Posted by: Nancy Rickerson on 6/7/2011 at 2:35 pm

Glad y’all are all together again and getting in some climbing.  Stay warm and safe and have loads of fun!

Posted by: Barbarina Sprinkle on 6/6/2011 at 8:39 pm


Saludos from Quito

Everyone has arrived and our trip officially began this morning. We met for breakfast and enjoyed beautiful spread of native fruits and juices, Ecuadorian breakfast dishes, breads, and of course coffee. We started our trio this morning with a tour of the 'old town' Quito - visiting the Basilica and the Presidential Palace, seeing different styles of colonial Ecuadorian architecture, and learning much of the history of Ecuador - from the pre-Incan culture of the Quitu Caras all the way through to the present-day Ecuador.

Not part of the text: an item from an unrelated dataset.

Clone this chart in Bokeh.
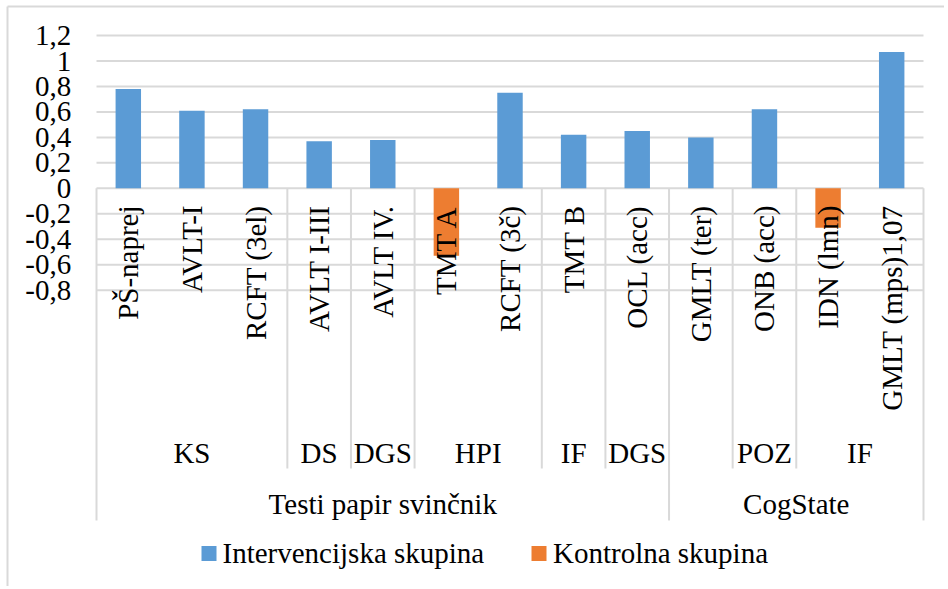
import math
from bokeh.plotting import figure
from bokeh.models import Range1d
from bokeh.core.properties import value
from bokeh.embed import file_html
from bokeh.resources import INLINE

nan = float("nan")

# ---------------- data ----------------
categories = ["PŠ-naprej", "AVLT-I", "RCFT (3el)", "AVLT I-III", "AVLT IV.", "TMT A",
              "RCFT (3č)", "TMT B", "OCL (acc)", "GMLT (ter)", "ONB (acc)", "IDN (lmn)",
              "GMLT (mps)1,07"]
intervencijska = [0.78, 0.61, 0.62, 0.37, 0.38, nan, 0.75, 0.42, 0.45, 0.40, 0.62, nan, 1.07]
kontrolna = [nan, nan, nan, nan, nan, -0.53, nan, nan, nan, nan, nan, -0.31, nan]
subgroups = ["KS", "DS", "DGS", "HPI", "IF", "DGS", "", "POZ", "IF"]
subgroup_sizes = [3, 1, 1, 2, 1, 1, 1, 1, 2]
groups = ["Testi papir svinčnik", "CogState"]
group_sizes = [9, 4]
y_ticks = [-0.8, -0.6, -0.4, -0.2, 0.0, 0.2, 0.4, 0.6, 0.8, 1.0, 1.2]
y_tick_labels = ["-0,8", "-0,6", "-0,4", "-0,2", "0", "0,2", "0,4", "0,6", "0,8", "1", "1,2"]
series_names = ["Intervencijska skupina", "Kontrolna skupina"]
series_colors = ["#5B9BD5", "#ED7D31"]

# ---------------- layout (page pixels) ----------------
W, H = 944, 586
OFF = 0
PLOT_L, PLOT_R = 96.0, 923.0
ZERO_Y = 187.8
PX_PER_UNIT = 127.3
N = len(categories)
UX = (PLOT_R - PLOT_L) / N


def dx(page_x):
    return (page_x - PLOT_L) / UX


def dy(page_y):
    return (ZERO_Y - page_y) / PX_PER_UNIT


FONT = value("Liberation Serif")
FS = "29px"
GRID = "#d9d9d9"

p = figure(width=W, height=H, output_backend="svg", toolbar_location=None,
           x_range=Range1d(dx(OFF), dx(OFF + W)), y_range=Range1d(dy(OFF + H), dy(OFF)),
           x_axis_type=None, y_axis_type=None,
           min_border=0, min_border_left=0, min_border_right=0,
           min_border_top=0, min_border_bottom=0)
p.outline_line_color = None
p.background_fill_color = "white"
p.border_fill_color = "white"
p.xgrid.visible = False
p.ygrid.visible = False

# outer chart border (top and left visible)
x_lo, x_hi = dx(OFF), dx(OFF + W)
y_lo, y_hi = dy(OFF + H), dy(OFF)
p.segment(x0=[dx(7)], x1=[dx(7)], y0=[dy(6)], y1=[y_lo],
          line_color=GRID, line_width=2)
p.segment(x0=[dx(7)], x1=[x_hi], y0=[dy(6)], y1=[dy(6)],
          line_color=GRID, line_width=2)

# horizontal gridlines
p.segment(x0=[0] * len(y_ticks), x1=[N] * len(y_ticks), y0=y_ticks, y1=y_ticks,
          line_color=GRID, line_width=2)

# category boundary lines
sub_bounds = [0]
for s in subgroup_sizes:
    sub_bounds.append(sub_bounds[-1] + s)
grp_bounds = [0]
for s in group_sizes:
    grp_bounds.append(grp_bounds[-1] + s)
inner = [b for b in sub_bounds if b not in grp_bounds]
p.segment(x0=inner, x1=inner, y0=[0] * len(inner), y1=[dy(468)] * len(inner),
          line_color=GRID, line_width=2)
p.segment(x0=grp_bounds, x1=grp_bounds, y0=[0] * len(grp_bounds),
          y1=[dy(520)] * len(grp_bounds), line_color=GRID, line_width=2)

# bars
centers = [i + 0.5 for i in range(N)]
p.vbar(x=centers, top=intervencijska, bottom=0, width=0.40,
       fill_color=series_colors[0], line_color=None)
p.vbar(x=centers, top=kontrolna, bottom=0, width=0.40,
       fill_color=series_colors[1], line_color=None)

# y tick labels
p.text(x=[dx(70.7)] * len(y_ticks), y=y_ticks, text=y_tick_labels,
       text_font=FONT, text_font_size=FS, text_align="right", text_baseline="middle",
       text_color="black")

# category labels (rotated)
p.text(x=centers, y=[dy(205)] * N, text=categories, angle=math.pi / 2,
       text_font=FONT, text_font_size=FS, text_align="right", text_baseline="middle",
       text_color="black")

# subgroup labels
sub_centers = [(sub_bounds[i] + sub_bounds[i + 1]) / 2 for i in range(len(subgroups))]
p.text(x=sub_centers, y=[dy(452)] * len(subgroups), text=subgroups,
       text_font=FONT, text_font_size=FS, text_align="center", text_baseline="middle",
       text_color="black")

# group labels
grp_centers = [(grp_bounds[i] + grp_bounds[i + 1]) / 2 for i in range(len(groups))]
p.text(x=grp_centers, y=[dy(503)] * len(groups), text=groups,
       text_font=FONT, text_font_size=FS, text_align="center", text_baseline="middle",
       text_color="black")

# legend
leg_sq_x = [dx(208.5), dx(538.5)]
leg_tx_x = [dx(222), dx(552.5)]
leg_y = dy(553)
p.scatter(x=leg_sq_x, y=[leg_y] * 2, marker="square", size=15,
          fill_color=series_colors, line_color=None)
p.text(x=leg_tx_x, y=[dy(552)] * 2, text=series_names,
       text_font=FONT, text_font_size=FS, text_align="left", text_baseline="middle",
       text_color="black")

open("out.html", "w").write(file_html(p, INLINE))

Next we headed slightly north of Quito to visit La Mitad del Mundo, or the middle of the world. This is the term used to signify the site of the Equator, Ecuador's namesake. At the Equator, we toured an ethnographic museum and experienced some physical phenomena associated with being exactly on the Equator. We'll have a relaxing dinner at The Magic Bean, a popular restaurant/cafe in the Mariscal district of Quito. I will check in tomorrow after the team's first training hike up Rucu Pichincha.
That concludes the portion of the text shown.